This is part 3 on data interpretation in L&D. See here for part I and part II.

Lets Start with a test…

Question 1: What is the link between the the cover image of this post and the content?

Question 2: Have a look at the data visual below. Which of the 4 visuals provide an honest and accurate story?

I’ll answer question 1 at the end. For now, let’s focus on the second question.

Chart 1 presents the total learning hours per month between January and April. Everyone seeing this chart will be wowed with the amazing growth in learning activity in April that is almost 4 times the number of learning hours in March! There must have been an absolutely amazing learning campaign launched in that month to generate such a growth!

Chart 2 is a simple comparison between training A and B in evaluation results and we can clearly see that training A scores better than training B.

Chart 3 is a little bit more complicated as it displays the number of training titles within a specific range of duration; so how many titles in the learning catalogue have a duration under 15 minutes, how many between 15 and 30 minutes, how many between 30 and 60 minutes etc. It is a little bit of concerning chart if you are running a micro learning strategy as you can clearly see that the majority of training titles have a duration between 8 and 40 hours which is rather long!

Chart 4 provides the results of a survey amongst employees asking them what technical skills they want to learn in 2023. Data Analysis with 65% of the votes is a clear winner, followed (at a considerable distance) by Artificial Intelligence.

And the answer is…

What if I tell you that all charts have been manipulated to tell a specific story? And that the correct answer to question 2 is none of them? Would you be surprised?

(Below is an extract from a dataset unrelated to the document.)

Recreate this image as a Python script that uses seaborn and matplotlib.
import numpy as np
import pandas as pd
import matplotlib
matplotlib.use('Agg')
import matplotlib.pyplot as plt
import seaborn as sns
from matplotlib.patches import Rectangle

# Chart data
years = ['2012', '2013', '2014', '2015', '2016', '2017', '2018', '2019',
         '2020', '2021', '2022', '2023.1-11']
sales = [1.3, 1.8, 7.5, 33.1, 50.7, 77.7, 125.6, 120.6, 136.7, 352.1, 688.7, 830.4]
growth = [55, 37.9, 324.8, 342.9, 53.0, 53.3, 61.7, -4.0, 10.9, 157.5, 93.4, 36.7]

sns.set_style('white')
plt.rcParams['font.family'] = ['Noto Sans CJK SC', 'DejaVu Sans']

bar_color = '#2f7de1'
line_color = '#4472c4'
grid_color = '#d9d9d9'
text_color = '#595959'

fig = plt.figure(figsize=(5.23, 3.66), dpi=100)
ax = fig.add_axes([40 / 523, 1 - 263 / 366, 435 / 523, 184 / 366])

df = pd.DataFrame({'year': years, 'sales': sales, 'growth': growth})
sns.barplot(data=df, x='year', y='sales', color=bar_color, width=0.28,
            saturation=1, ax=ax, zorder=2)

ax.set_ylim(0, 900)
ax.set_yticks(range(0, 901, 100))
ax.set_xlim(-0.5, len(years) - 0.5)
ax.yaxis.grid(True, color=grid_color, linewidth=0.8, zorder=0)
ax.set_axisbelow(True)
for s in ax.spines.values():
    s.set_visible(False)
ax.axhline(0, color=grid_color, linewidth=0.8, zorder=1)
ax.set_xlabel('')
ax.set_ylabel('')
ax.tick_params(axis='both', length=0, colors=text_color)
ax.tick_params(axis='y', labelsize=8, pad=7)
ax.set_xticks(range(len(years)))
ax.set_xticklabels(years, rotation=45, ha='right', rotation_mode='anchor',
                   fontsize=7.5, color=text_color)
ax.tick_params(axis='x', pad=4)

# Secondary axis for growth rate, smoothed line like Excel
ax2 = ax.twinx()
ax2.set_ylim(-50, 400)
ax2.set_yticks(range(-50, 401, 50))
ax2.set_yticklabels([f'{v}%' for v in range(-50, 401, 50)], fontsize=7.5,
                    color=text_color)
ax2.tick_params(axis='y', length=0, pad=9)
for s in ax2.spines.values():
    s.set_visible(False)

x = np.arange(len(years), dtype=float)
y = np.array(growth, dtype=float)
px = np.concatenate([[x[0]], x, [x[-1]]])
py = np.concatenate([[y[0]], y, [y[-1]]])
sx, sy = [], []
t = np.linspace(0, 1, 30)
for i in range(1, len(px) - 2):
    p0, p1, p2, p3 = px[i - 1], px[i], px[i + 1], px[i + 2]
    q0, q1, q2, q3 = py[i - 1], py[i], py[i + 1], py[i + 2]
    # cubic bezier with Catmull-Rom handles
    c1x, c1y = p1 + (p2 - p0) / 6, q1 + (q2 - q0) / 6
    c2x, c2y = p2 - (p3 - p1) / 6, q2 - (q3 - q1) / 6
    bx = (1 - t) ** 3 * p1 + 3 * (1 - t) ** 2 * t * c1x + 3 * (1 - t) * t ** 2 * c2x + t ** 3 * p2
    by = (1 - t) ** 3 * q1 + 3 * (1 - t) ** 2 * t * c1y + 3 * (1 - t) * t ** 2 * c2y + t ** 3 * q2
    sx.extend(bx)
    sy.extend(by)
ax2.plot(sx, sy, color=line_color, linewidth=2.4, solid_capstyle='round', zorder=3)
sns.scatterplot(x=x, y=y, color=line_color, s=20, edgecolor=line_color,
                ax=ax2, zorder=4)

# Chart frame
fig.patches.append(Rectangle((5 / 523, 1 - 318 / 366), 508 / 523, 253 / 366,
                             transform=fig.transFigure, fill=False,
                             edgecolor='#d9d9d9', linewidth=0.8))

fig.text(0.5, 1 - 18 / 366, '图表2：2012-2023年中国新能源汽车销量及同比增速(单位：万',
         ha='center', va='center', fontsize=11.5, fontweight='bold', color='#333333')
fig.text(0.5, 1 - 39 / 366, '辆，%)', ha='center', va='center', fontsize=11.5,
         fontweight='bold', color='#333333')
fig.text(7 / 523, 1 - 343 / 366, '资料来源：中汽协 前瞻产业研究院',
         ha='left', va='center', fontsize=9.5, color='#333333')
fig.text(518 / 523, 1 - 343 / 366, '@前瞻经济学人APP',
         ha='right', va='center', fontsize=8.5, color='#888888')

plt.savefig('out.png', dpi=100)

Many of us will be. And sadly we’re exposed to these manipulations a lot through media, internet and even official government channels that all use data to support their version of a story. There is a reason that expressions like “if you torture the data long enough, it will confess to anything” (Ronald Coase) and “Lies, damned lies, and statistics” (Benjamin Disraeli). And it’s a reason I am writing this series on data interpretation in L&D in the first place: So that you can recognize the tricks that are being used and take that into consideration when you read any article, white paper, position paper that uses data.

It’s very sad to see the many ‘mistakes’ in L&D (one must always wonder if these are honest mistakes or decisions made with a clear purpose….). Only recently I flagged in incorrect data visualization shared on LinkedIn from a learning provider who displayed ‘how people want to learn new skills‘. At least one of the visuals was wrong as it displayed only a total of ~70% between the 4 given ways, leaving room for a possible fifth option that was not mentioned, but could have been the top contender!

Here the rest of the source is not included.